Your objective —
Here is the task for the listing below: output exactly the lines from the one containing "Reproduce this chart with matplotlib." through the one containing "105, 114, 120]", and leave out the pictures.

Given data —
•••

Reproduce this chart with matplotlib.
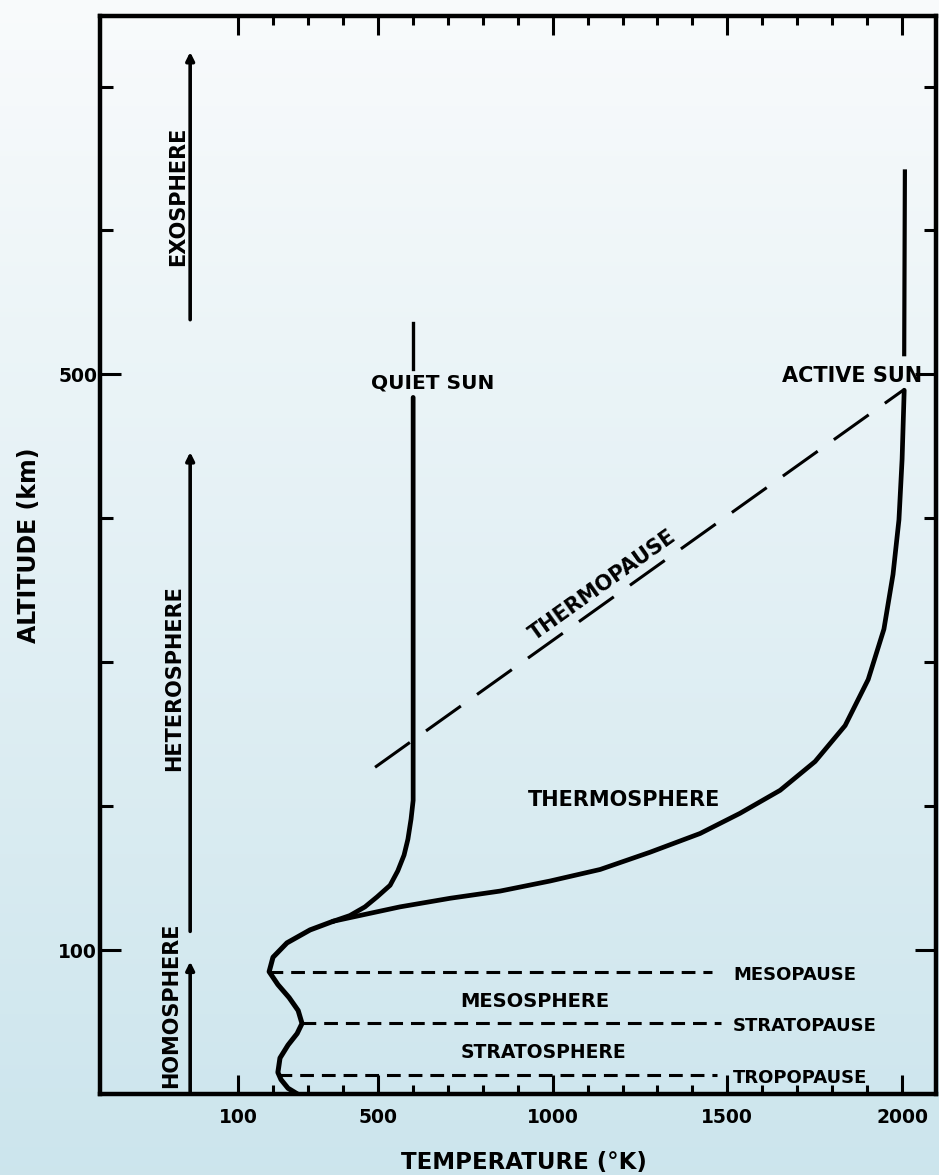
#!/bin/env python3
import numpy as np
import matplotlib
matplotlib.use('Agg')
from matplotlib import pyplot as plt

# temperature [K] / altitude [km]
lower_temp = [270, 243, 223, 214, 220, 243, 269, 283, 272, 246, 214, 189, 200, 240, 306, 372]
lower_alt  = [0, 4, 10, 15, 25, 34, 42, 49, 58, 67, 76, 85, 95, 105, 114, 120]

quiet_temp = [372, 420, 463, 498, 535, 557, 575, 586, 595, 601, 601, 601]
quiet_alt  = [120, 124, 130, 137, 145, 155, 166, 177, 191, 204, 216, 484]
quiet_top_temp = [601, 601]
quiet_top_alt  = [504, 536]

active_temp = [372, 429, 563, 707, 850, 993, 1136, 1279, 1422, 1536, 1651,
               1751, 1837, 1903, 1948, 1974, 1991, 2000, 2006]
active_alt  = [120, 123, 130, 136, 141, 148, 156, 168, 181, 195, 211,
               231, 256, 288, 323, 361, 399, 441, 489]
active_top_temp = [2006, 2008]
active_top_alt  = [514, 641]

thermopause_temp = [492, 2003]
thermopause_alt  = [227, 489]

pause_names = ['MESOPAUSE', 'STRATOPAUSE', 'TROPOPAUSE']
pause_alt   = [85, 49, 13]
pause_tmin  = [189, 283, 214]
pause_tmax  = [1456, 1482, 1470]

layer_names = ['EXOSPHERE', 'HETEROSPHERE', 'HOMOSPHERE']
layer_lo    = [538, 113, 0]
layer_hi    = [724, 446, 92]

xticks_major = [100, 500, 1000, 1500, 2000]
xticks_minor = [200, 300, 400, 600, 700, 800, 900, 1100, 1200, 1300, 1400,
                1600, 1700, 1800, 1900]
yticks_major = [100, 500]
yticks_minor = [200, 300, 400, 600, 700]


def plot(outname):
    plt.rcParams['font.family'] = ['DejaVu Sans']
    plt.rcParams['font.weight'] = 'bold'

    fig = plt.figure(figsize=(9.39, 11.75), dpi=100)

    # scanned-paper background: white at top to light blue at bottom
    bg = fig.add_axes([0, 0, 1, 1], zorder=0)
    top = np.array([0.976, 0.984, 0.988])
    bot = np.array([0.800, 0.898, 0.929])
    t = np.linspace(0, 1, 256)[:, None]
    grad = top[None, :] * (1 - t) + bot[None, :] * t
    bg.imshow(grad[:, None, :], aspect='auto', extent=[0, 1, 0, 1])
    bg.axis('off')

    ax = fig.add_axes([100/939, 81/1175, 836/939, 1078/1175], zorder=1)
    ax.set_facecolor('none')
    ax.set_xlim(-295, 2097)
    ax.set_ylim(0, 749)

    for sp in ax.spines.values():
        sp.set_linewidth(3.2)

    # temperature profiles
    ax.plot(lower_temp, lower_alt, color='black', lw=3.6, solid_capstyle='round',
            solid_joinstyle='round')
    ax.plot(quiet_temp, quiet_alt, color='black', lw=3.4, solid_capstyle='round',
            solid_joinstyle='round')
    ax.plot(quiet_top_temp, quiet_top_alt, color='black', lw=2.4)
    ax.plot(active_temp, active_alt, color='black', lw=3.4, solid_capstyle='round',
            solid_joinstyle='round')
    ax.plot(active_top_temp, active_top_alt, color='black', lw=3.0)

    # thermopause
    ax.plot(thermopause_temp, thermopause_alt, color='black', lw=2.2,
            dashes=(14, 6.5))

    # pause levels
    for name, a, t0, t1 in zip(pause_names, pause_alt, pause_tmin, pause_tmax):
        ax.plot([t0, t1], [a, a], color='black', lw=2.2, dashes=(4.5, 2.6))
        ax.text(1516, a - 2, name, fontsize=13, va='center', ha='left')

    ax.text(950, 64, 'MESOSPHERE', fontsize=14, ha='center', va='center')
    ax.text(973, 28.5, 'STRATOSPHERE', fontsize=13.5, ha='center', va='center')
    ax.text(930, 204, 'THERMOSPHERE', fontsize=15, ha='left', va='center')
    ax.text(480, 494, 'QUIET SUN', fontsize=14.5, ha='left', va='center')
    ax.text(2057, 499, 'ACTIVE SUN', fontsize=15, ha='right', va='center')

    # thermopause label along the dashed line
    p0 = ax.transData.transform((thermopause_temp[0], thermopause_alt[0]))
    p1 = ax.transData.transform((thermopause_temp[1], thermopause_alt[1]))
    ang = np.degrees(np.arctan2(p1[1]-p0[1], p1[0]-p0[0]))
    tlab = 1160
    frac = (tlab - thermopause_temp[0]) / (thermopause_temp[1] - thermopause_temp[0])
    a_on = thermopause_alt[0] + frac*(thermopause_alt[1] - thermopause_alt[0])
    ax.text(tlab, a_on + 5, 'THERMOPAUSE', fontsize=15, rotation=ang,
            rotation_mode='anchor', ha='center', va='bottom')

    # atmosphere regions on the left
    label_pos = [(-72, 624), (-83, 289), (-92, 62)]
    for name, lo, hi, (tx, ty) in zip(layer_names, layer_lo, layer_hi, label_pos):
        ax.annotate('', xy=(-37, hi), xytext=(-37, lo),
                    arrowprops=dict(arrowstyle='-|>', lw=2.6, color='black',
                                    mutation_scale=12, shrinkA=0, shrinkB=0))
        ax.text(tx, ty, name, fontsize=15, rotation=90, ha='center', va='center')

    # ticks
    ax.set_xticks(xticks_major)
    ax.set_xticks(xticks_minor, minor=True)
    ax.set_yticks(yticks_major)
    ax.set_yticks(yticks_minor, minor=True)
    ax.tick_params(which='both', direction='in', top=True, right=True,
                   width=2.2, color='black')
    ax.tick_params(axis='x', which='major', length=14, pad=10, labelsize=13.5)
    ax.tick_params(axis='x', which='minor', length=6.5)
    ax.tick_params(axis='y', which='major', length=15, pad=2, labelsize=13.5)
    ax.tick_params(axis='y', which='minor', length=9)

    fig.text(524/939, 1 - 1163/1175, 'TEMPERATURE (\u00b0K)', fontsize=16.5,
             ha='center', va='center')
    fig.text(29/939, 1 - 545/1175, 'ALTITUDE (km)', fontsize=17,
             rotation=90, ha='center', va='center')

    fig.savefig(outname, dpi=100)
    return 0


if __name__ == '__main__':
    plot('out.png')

•••

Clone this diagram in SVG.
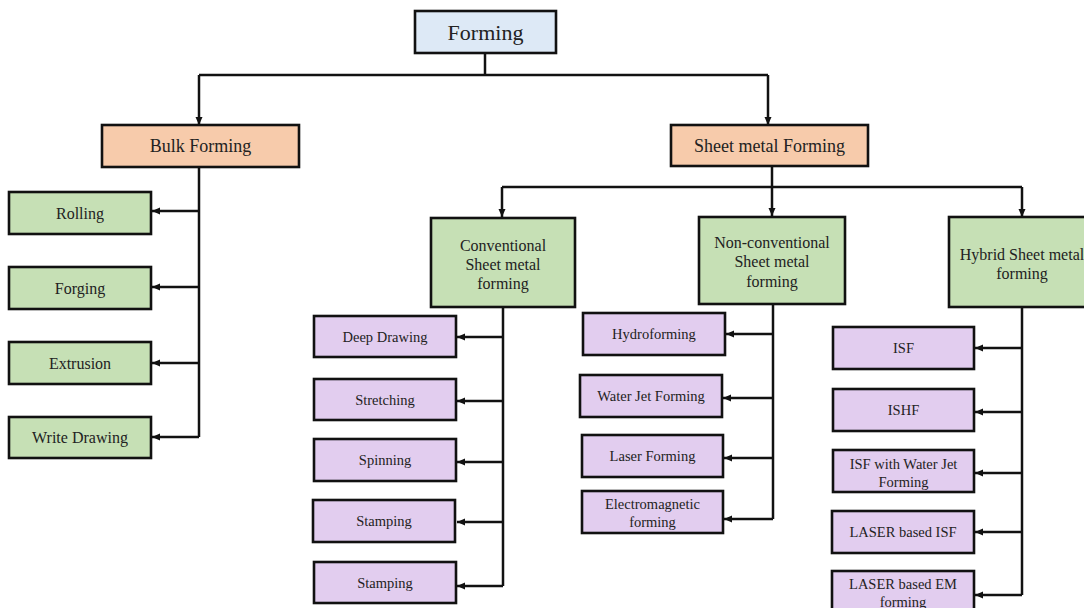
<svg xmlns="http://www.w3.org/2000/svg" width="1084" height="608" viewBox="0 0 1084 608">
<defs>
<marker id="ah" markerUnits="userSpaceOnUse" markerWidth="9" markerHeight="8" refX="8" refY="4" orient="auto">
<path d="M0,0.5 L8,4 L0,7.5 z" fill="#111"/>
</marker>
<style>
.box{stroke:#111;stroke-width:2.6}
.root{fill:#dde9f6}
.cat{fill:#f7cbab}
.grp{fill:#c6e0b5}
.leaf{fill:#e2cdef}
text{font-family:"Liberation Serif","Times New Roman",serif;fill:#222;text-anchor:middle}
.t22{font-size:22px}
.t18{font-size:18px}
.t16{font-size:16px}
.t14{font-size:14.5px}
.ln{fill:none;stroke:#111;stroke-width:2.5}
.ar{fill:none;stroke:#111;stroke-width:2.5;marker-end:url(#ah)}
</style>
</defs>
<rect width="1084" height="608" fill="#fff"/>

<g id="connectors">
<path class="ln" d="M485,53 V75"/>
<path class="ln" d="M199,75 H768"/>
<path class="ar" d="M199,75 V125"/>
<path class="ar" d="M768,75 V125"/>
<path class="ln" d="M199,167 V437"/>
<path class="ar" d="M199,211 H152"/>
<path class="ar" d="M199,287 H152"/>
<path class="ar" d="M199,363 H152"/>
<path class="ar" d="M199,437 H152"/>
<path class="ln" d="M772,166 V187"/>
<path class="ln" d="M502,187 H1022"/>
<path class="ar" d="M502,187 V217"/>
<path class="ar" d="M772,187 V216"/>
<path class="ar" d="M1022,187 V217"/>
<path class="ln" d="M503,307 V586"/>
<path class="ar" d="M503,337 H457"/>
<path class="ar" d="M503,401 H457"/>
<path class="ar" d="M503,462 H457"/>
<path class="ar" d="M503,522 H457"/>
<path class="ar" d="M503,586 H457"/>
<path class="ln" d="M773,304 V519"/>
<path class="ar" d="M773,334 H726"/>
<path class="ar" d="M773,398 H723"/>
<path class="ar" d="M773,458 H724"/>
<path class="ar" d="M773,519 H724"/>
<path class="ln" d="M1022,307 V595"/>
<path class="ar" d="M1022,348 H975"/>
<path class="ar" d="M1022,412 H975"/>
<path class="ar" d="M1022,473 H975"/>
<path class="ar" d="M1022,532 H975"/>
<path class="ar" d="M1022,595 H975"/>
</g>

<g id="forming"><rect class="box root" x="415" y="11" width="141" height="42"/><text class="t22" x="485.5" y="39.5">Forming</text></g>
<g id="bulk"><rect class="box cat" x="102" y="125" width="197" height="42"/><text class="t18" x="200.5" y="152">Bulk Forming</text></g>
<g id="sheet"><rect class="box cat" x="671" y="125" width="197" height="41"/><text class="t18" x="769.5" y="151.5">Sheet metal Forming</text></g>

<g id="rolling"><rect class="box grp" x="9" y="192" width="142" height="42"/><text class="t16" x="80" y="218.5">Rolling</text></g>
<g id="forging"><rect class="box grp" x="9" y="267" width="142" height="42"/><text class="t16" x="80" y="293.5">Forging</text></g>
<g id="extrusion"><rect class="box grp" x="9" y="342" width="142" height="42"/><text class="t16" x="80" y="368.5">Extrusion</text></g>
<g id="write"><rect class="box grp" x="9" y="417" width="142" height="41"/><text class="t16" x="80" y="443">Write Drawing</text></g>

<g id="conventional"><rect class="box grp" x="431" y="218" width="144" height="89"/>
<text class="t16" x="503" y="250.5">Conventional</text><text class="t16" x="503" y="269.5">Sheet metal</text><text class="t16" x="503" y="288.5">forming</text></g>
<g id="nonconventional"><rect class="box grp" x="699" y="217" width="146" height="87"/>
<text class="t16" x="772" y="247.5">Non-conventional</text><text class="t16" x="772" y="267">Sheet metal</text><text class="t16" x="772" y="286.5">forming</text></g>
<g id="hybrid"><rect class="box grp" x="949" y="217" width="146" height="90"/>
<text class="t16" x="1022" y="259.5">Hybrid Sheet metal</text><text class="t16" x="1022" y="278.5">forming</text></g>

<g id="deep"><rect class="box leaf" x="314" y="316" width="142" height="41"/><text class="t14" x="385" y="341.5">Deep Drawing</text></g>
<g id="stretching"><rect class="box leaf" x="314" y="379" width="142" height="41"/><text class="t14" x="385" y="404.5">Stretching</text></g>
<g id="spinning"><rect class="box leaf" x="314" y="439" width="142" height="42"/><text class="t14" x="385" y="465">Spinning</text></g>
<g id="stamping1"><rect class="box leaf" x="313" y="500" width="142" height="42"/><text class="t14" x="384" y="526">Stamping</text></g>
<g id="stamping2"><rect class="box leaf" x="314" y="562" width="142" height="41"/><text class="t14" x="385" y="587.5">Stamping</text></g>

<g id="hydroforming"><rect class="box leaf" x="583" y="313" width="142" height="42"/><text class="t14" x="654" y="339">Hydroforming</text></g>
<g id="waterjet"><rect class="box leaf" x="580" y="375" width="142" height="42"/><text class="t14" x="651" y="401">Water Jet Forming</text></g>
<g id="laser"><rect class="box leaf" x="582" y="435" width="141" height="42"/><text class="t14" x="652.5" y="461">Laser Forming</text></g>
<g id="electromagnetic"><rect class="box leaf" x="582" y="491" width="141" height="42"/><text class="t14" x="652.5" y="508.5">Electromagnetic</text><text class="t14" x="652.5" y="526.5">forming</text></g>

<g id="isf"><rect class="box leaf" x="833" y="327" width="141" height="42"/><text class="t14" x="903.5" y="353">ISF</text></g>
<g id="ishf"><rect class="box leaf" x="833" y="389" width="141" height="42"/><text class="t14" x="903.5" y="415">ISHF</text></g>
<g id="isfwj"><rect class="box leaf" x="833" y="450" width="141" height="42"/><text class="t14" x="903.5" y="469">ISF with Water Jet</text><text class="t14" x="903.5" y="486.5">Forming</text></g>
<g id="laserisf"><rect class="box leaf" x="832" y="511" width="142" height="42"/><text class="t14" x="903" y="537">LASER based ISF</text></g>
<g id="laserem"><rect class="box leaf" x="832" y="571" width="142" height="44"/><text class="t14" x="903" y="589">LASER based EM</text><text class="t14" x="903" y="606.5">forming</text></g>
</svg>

•••

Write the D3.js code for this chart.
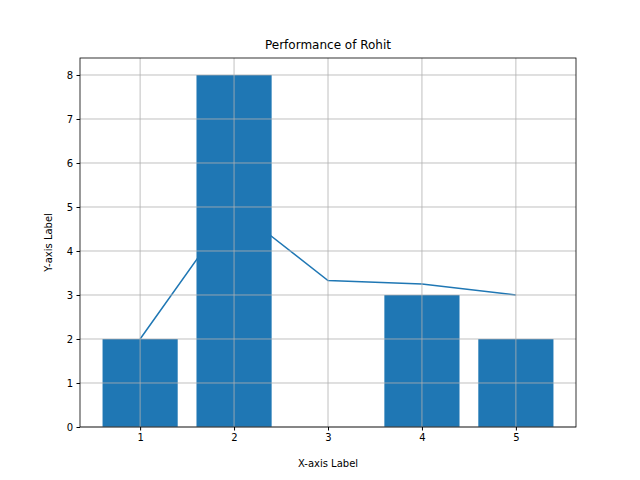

•••

Output of the task —
Reproduce this chart with matplotlib.
#!/bin/env python3
import numpy as np
import matplotlib
matplotlib.use('Agg')
from matplotlib import pyplot as plt

# temperature [K] / altitude [km]
lower_temp = [270, 243, 223, 214, 220, 243, 269, 283, 272, 246, 214, 189, 200, 240, 306, 372]
lower_alt  = [0, 4, 10, 15, 25, 34, 42, 49, 58, 67, 76, 85, 95, 105, 114, 120]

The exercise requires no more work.